7. 5 L'accoutrement de Falstaff

L’aspect comique du costume de scène de Falstaff devait frapper le spectateur élisabéthain autant que celui d'Ambidexter de la pièce de Thomas Preston, Cambyses ou celui de Cacurgus de Misogonus 340 . L'épée de Falstaff est en bois (comme nous l'apprend les didascalies contenues dans le texte : 1 Henry IV 2. 4, 166 ; 257-258 ; 301), indice renvoyant le spectateur au "dagger of lath " que porte traditionnellement le Vice comme symbole antithétique de l'épée de justice 341 ; l'épée et le bouclier qu'amène le page au début de la scène 2 de l'acte 1 de la deuxième partie de Henry IV portent les signes du faux chevalier. L'appartenance sociale de Falstaff est ambiguë. Il est doté des emblèmes du clown, du faiseur de jeux, du Vice plus que ceux du chevalier. Même son pistolet est l'objet d'un jeu de scène : sa gaine contient une bouteille de vin (1 Henry IV , 5. 4. 53-54) que Hal déniche au milieu de la sanglante bataille de Shrewsbury !

Falstaff fait allusion à son "cap" lorsqu'il dispute son page : […]thou art fitter to be worn in my cap than to wait at my heels." (2 Henry IV , 1. 2. 14-15). Aucun membre de la gentry ne serait coiffé d'un pareil couvre-chef ! Les prétentions de ce miles gloriosus sont l'objet de ridicule visuel. Le pourpoint de Falstaff démontre sa non-appartenance au beau monde car, selon la recherche de D. Wiles 342 , le pourpoint rembourré qu’il porte est démodé pour l’époque et sa fonction comme parodie vestimentaire est rendue hyperboliquement par Falstaff qui se vante de sa performance à Gadshill lorsqu’ il prétend avoir reçu huit bottes à travers son pourpoint et quatre à travers son haut-de-chausses. Le démembrement des prétentions de Falstaff effectué par son costume et ses accessoires devait contribuer considérablement au dialogisme entre salle et scène contemporaine. Ce déguisement transparent fait référence à la déception œuvrée par les protagonistes du mal et par ces faiseurs de dupes très répandus dans la société élisabéthaine ("cony-catchers "). Mais à la manière du Vice conventionnel, le trompeur ne trompe pas dans sa tromperie : il dévoile ses projets au spectateur, et les seules dupes sont ses victimes à l'intérieur de l'univers fictionnel, et lui-même.
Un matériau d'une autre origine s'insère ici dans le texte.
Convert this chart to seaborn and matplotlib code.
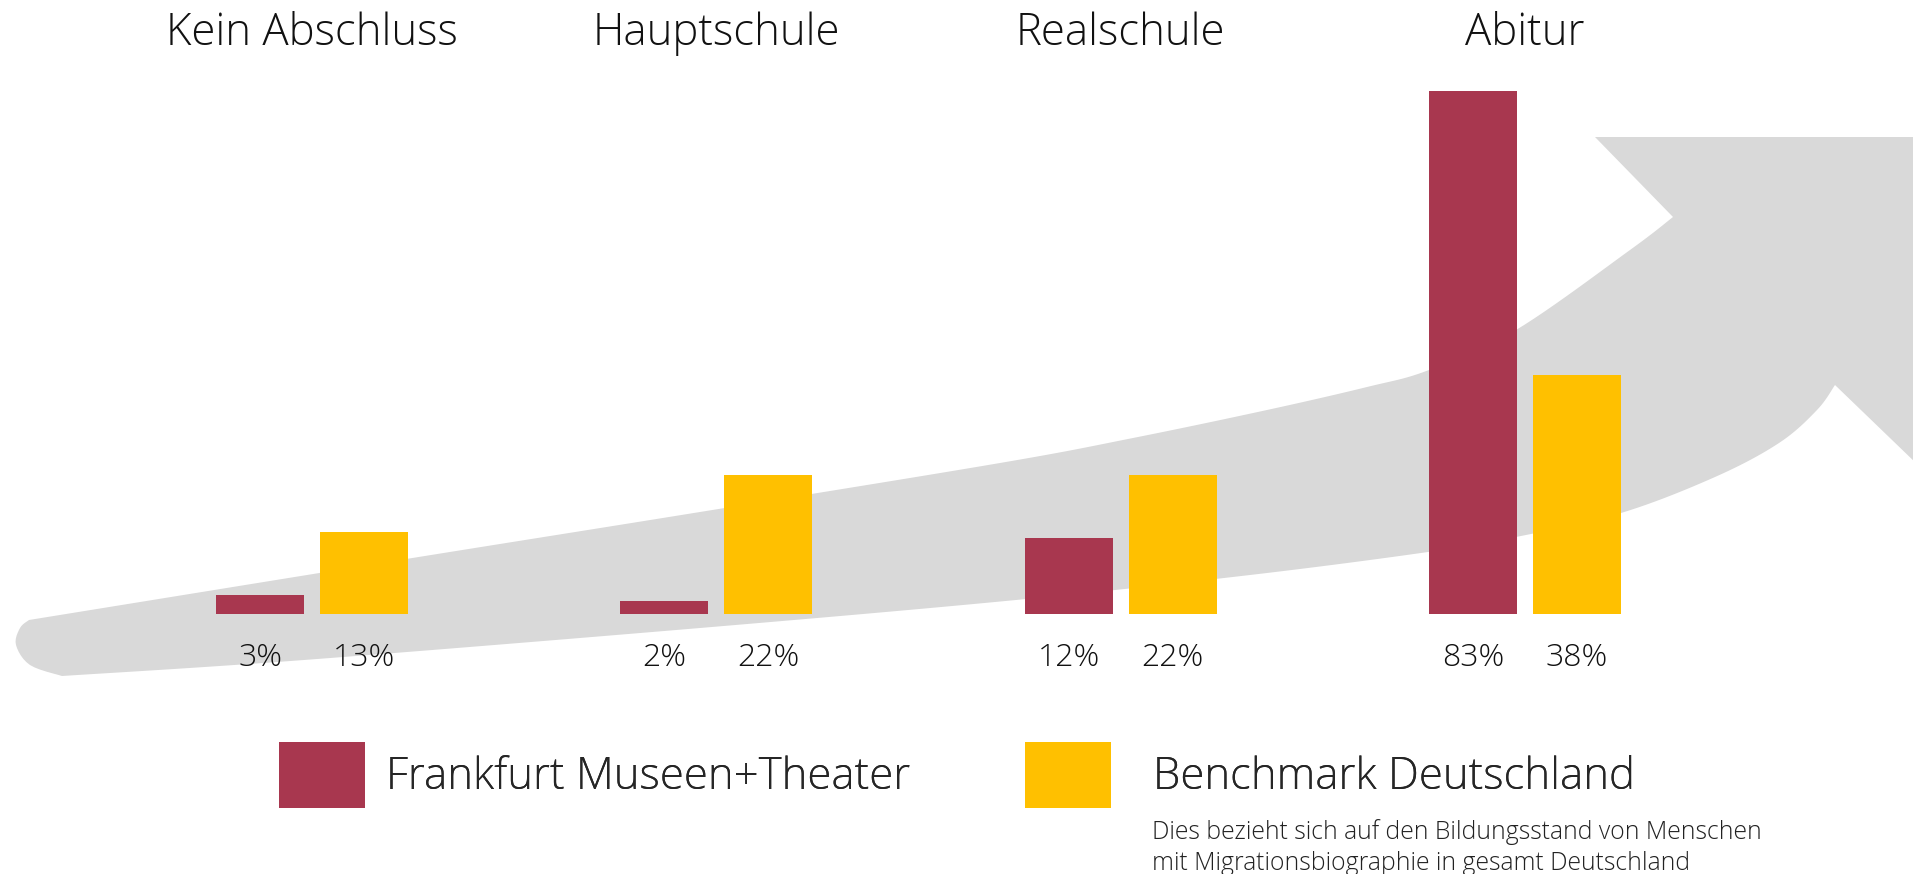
import numpy as np
import pandas as pd
import matplotlib
matplotlib.use('Agg')
import matplotlib.pyplot as plt
import matplotlib.transforms as mtransforms
from matplotlib.patches import Polygon
import seaborn as sns

# Daten
categories = ['Kein Abschluss', 'Hauptschule', 'Realschule', 'Abitur']
series = ['Frankfurt Museen+Theater', 'Benchmark Deutschland']
frankfurt = [3, 2, 12, 83]
benchmark = [13, 22, 22, 38]
note = ('Dies bezieht sich auf den Bildungsstand von Menschen\n'
        'mit Migrationsbiographie in gesamt Deutschland')

df = pd.DataFrame({
    'Abschluss': categories * 2,
    'Gruppe': [series[0]] * len(categories) + [series[1]] * len(categories),
    'Anteil': frankfurt + benchmark,
})

red = '#A8374F'
yellow = '#FFC000'
grey = '#D9D9D9'

sns.set_style('white')
plt.rcParams['font.family'] = ['Open Sans', 'DejaVu Sans']
plt.rcParams['font.weight'] = 'light'

W, H = 1913, 874
fig = plt.figure(figsize=(W / 100, H / 100), dpi=100)

# Hintergrund-Pfeil (Pixelkoordinaten)
bg = fig.add_axes([0, 0, 1, 1])
bg.set_xlim(0, W)
bg.set_ylim(H, 0)
bg.axis('off')


def smooth(pts, n=12):
    pts = np.asarray(pts, float)
    p = np.vstack([pts[0], pts, pts[-1]])
    out = []
    for i in range(1, len(p) - 2):
        p0, p1, p2, p3 = p[i - 1], p[i], p[i + 1], p[i + 2]
        for t in np.linspace(0, 1, n, endpoint=False):
            out.append(0.5 * ((2 * p1) + (-p0 + p2) * t
                              + (2 * p0 - 5 * p1 + 4 * p2 - p3) * t ** 2
                              + (-p0 + 3 * p1 - 3 * p2 + p3) * t ** 3))
    out.append(pts[-1])
    return np.array(out)


upper = smooth([(29, 620), (400, 560), (700, 512), (1000, 463), (1133, 438),
                (1267, 410), (1367, 387), (1429, 370), (1516, 330),
                (1630, 250), (1673, 217)])
lower = smooth([(1835, 385), (1817, 410), (1779, 443), (1715, 477),
                (1621, 513), (1516, 537), (1428, 552), (1250, 575),
                (1016, 600), (700, 628), (304, 660), (62, 676)])
tail = smooth([(62, 676), (30, 665), (16, 645), (20, 628), (29, 620)], n=6)
outline = np.vstack([upper, [(1595, 137), (W + 5, 137), (W + 5, 465)],
                     lower, tail])
bg.add_patch(Polygon(outline, closed=True, facecolor=grey, edgecolor='none'))

# Balken
px_per_pct = 6.3
ax_h = 90 * px_per_pct
ax = fig.add_axes([110 / W, (H - 614) / H, 1617 / W, ax_h / H])
ax.patch.set_alpha(0)
sns.barplot(data=df, x='Abschluss', y='Anteil', hue='Gruppe',
            palette=[red, yellow], saturation=1, width=0.514, gap=0.154,
            linewidth=0, legend=False, ax=ax)
ax.set_xlim(-0.5, 3.5)
ax.set_ylim(0, 90)
ax.axis('off')

# Prozentwerte unter den Balken
for container, vals in zip(ax.containers, [frankfurt, benchmark]):
    for bar, v in zip(container, vals):
        ax.annotate(f'{v}%', xy=(bar.get_x() + bar.get_width() / 2, 0),
                    xytext=(0, -44), textcoords='offset pixels',
                    ha='center', va='center', fontsize=23, color='#111111')

# Kategorien oben
trans = mtransforms.blended_transform_factory(ax.transData, fig.transFigure)
for i, c in enumerate(categories):
    ax.text(i, 1 - 34 / H, c, transform=trans, ha='center', va='center',
            fontsize=31.5, color='#111111')

# Legende (zwei Einträge, einzeln platziert)
legend_x = [279, 1025]
text_pad = [0.48, 0.95]
for name, color, lx, pad in zip(series, [red, yellow], legend_x, text_pad):
    leg = fig.legend([plt.Rectangle((0, 0), 1, 1, color=color, linewidth=0)],
                     [name], loc='upper left',
                     bbox_to_anchor=(lx / W, 1 - 742 / H), frameon=False,
                     fontsize=31.5, handlelength=1.97, handleheight=1.95,
                     handletextpad=pad, borderpad=0, borderaxespad=0)
    fig.add_artist(leg)

fig.text(1152 / W, 1 - 819 / H, note, ha='left', va='top', fontsize=17.8,
         linespacing=1.3, color='#222222')

fig.savefig('out.png', dpi=100)
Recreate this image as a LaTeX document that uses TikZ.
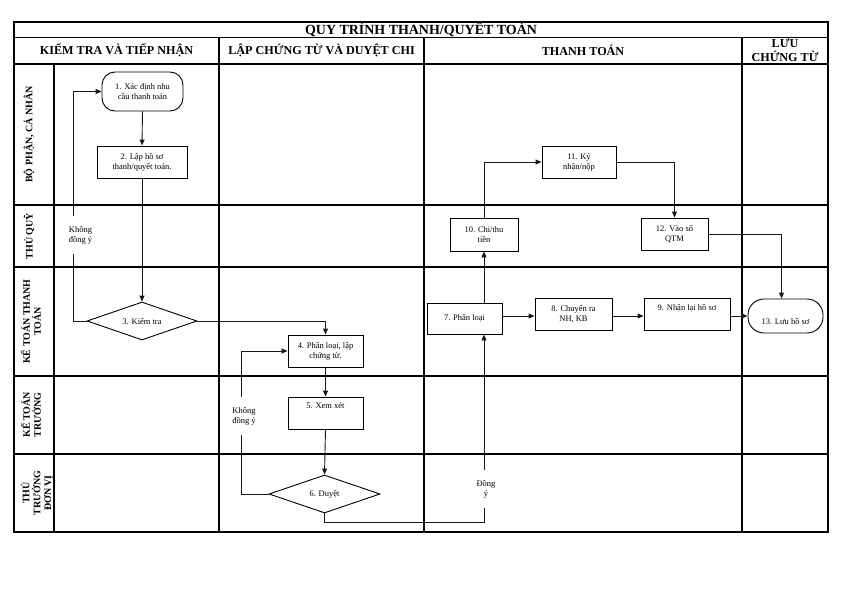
\documentclass[tikz,border=0pt]{standalone}
\usepackage{fontspec}
\setmainfont{Liberation Serif}
\usetikzlibrary{arrows.meta,shapes.geometric,calc}
\begin{document}
\begin{tikzpicture}[x=1bp,y=-1bp,
  grid/.style={line width=1.2bp, draw=black},
  box/.style={draw, line width=0.9bp, align=center, font=\fontsize{8.5}{10}\selectfont, inner sep=1bp},
  txt/.style={align=center, font=\fontsize{8.5}{10}\selectfont, inner sep=0pt},
  dia/.style={draw, diamond, line width=0.9bp, inner sep=0pt, font=\fontsize{8.5}{10}\selectfont, aspect=2.9},
  conn/.style={line width=0.9bp, draw=black!90},
  arr/.style={conn, -{Triangle[length=6bp,width=5bp]}},
  lbl/.style={fill=white, align=center, font=\fontsize{8.5}{10}\selectfont, inner xsep=1bp, inner ysep=10bp},
  hdr/.style={font=\bfseries\fontsize{12.2}{13}\selectfont, align=center},
  rowlbl/.style={font=\bfseries\fontsize{10}{11}\selectfont, align=center, rotate=90}
]
\useasboundingbox (0,0) rectangle (842,595);

% table
\draw[grid] (14,22) rectangle (828,532);
\draw[grid] (14,37.5) -- (828,37.5);
\draw[grid] (14,64) -- (828,64);
\foreach \yy in {205,267,376,454} \draw[grid] (14,\yy) -- (828,\yy);
\draw[grid] (54,64) -- (54,532);
\foreach \xx in {219,424,742} \draw[grid] (\xx,37.5) -- (\xx,532);

\node[font=\bfseries\fontsize{14}{15}\selectfont] (title) at (421,29.8) {QUY TRÌNH THANH/QUYẾT TOÁN};
\node[hdr] (h1) at (116.5,50.5) {KIỂM TRA VÀ TIẾP NHẬN};
\node[hdr] (h2) at (321.5,50.5) {LẬP CHỨNG TỪ VÀ DUYỆT CHI};
\node[hdr] (h3) at (583,50.5) {THANH TOÁN};
\node[font=\bfseries\fontsize{12.2}{14}\selectfont, align=center] (h4) at (785,50.5) {LƯU\\CHỨNG TỪ};

\node[rowlbl] (r1) at (29,134.5) {BỘ PHẬN, CÁ NHÂN};
\node[rowlbl] (r2) at (29,236) {THỦ QUỸ};
\node[rowlbl] (r3) at (31,321.5) {KẾ TOÁN THANH\\TOÁN};
\node[rowlbl] (r4) at (31,415) {KẾ TOÁN\\TRƯỞNG};
\node[rowlbl] (r5) at (37,493) {THỦ\\TRƯỞNG\\ĐƠN VỊ};

% nodes
\node[box, rounded corners=13bp, minimum width=81bp, minimum height=39bp] (n1) at (142.5,91.5) {1. Xác định nhu\\cầu thanh toán};
\node[box, minimum width=90bp, minimum height=32bp] (n2) at (142,162) {2. Lập hồ sơ\\thanh/quyết toán.};
\node[dia, minimum width=110bp, minimum height=38bp] (n3) at (142,321) {3. Kiểm tra};
\node[box, minimum width=75bp, minimum height=32bp] (n4) at (325.5,351) {4. Phân loại, lập\\chứng từ.};
\node[box, minimum width=75bp, minimum height=32bp, label={[txt, yshift=7bp]center:5. Xem xét}] (n5) at (325.5,413) {};
\node[dia, minimum width=111bp, minimum height=38bp] (n6) at (324.5,494) {6. Duyệt};
\node[box, minimum width=75bp, minimum height=31bp] (n7) at (464.5,318.5) {7. Phân loại};
\node[box, minimum width=77bp, minimum height=32bp] (n8) at (573.5,314) {8. Chuyển ra\\NH, KB};
\node[box, minimum width=86bp, minimum height=32bp, label={[txt, yshift=6bp]center:9. Nhận lại hồ sơ}] (n9) at (687,314) {};
\node[box, minimum width=68bp, minimum height=33bp] (n10) at (484,234.5) {10. Chi/thu\\tiền};
\node[box, minimum width=74bp, minimum height=32bp] (n11) at (579,162) {11. Ký\\nhận/nộp};
\node[box, minimum width=67bp, minimum height=32bp] (n12) at (674.5,234) {12. Vào sổ\\QTM};
\node[box, rounded corners=16bp, minimum width=75bp, minimum height=34bp, label={[txt, yshift=-5bp]center:13. Lưu hồ sơ}] (n13) at (785.5,316) {};

% connectors
\draw[arr] (n1.south) -- (n2.north);
\draw[arr] (n2.south) -- (n3.north);
\draw[arr] (n3.west) -- ++(-13,0) |- (n1.west);
\draw[arr] (n3.east) -| (n4.north);
\draw[arr] (n4.south) -- (n5.north);
\draw[arr] (n5.south) -- (n6.north);
\draw[arr] (n6.west) -- ++(-27,0) |- (n4.west);
\draw[arr] (n6.south) -- ++(0,9) -| (n7.south -| n10.south);
\draw[arr] (n7.north -| n10.south) -- (n10.south);
\draw[arr] (n10.north) |- (n11.west);
\draw[arr] (n11.east) -| (n12.north);
\draw[arr] (n12.east) -| ([xshift=-4bp]n13.north);
\draw[arr] (n7.east |- 0,316) -- (n8.west |- 0,316);
\draw[arr] (n8.east |- 0,316) -- (n9.west |- 0,316);
\draw[arr] (n9.east |- 0,316) -- (n13.west);

% labels on connectors
\node[lbl] (k1) at (80.5,235) {Không\\đồng ý};
\node[lbl] (k2) at (244,416) {Không\\đồng ý};
\node[lbl] (dy) at (486,489) {Đồng\\ý};
\end{tikzpicture}
\end{document}
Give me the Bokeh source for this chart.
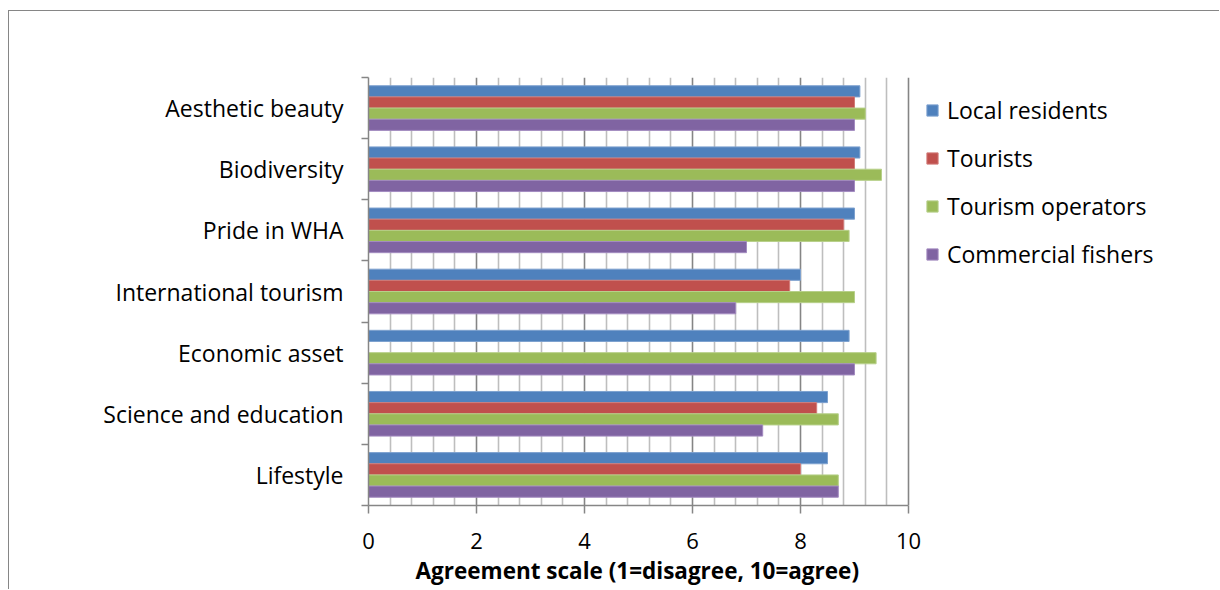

Falstaff est un personnage codé et transversal : Shakespeare ne l'enferme pas dans un réseau de déterminations (la nature humaine, le type social, le caractère psychologique) mais l'interroge, le provoque, l'écoute. Il ne lui prête pas un discours idéologique achevé qui emprisonne la vérité dans le monologue, c'est à dire dans l'espace clos d'une conscience individuelle. Falstaff est une création multivocale éclairée par le rire universel qui s'en prend à l'existence toute entière et au rieur lui-même. Son regard comique interroge le sérieux, le met à l'envers, l'examine de tous les côtés, permet de formuler une critique et de servir de correctif afin de construire un langage nouveau dans la mouvance. Par l'intermédiaire du signifiant vestimentaire, Shakespeare nous présente un commentaire sur la situation périlleuse dans laquelle se trouvait une partie décadente de la chevalerie londonienne. Le discours épique du passé est actualisé, ramené au moment présent dans une parodie qui fait appréhender la proximité et l'inachèvement essentiel de l'existence.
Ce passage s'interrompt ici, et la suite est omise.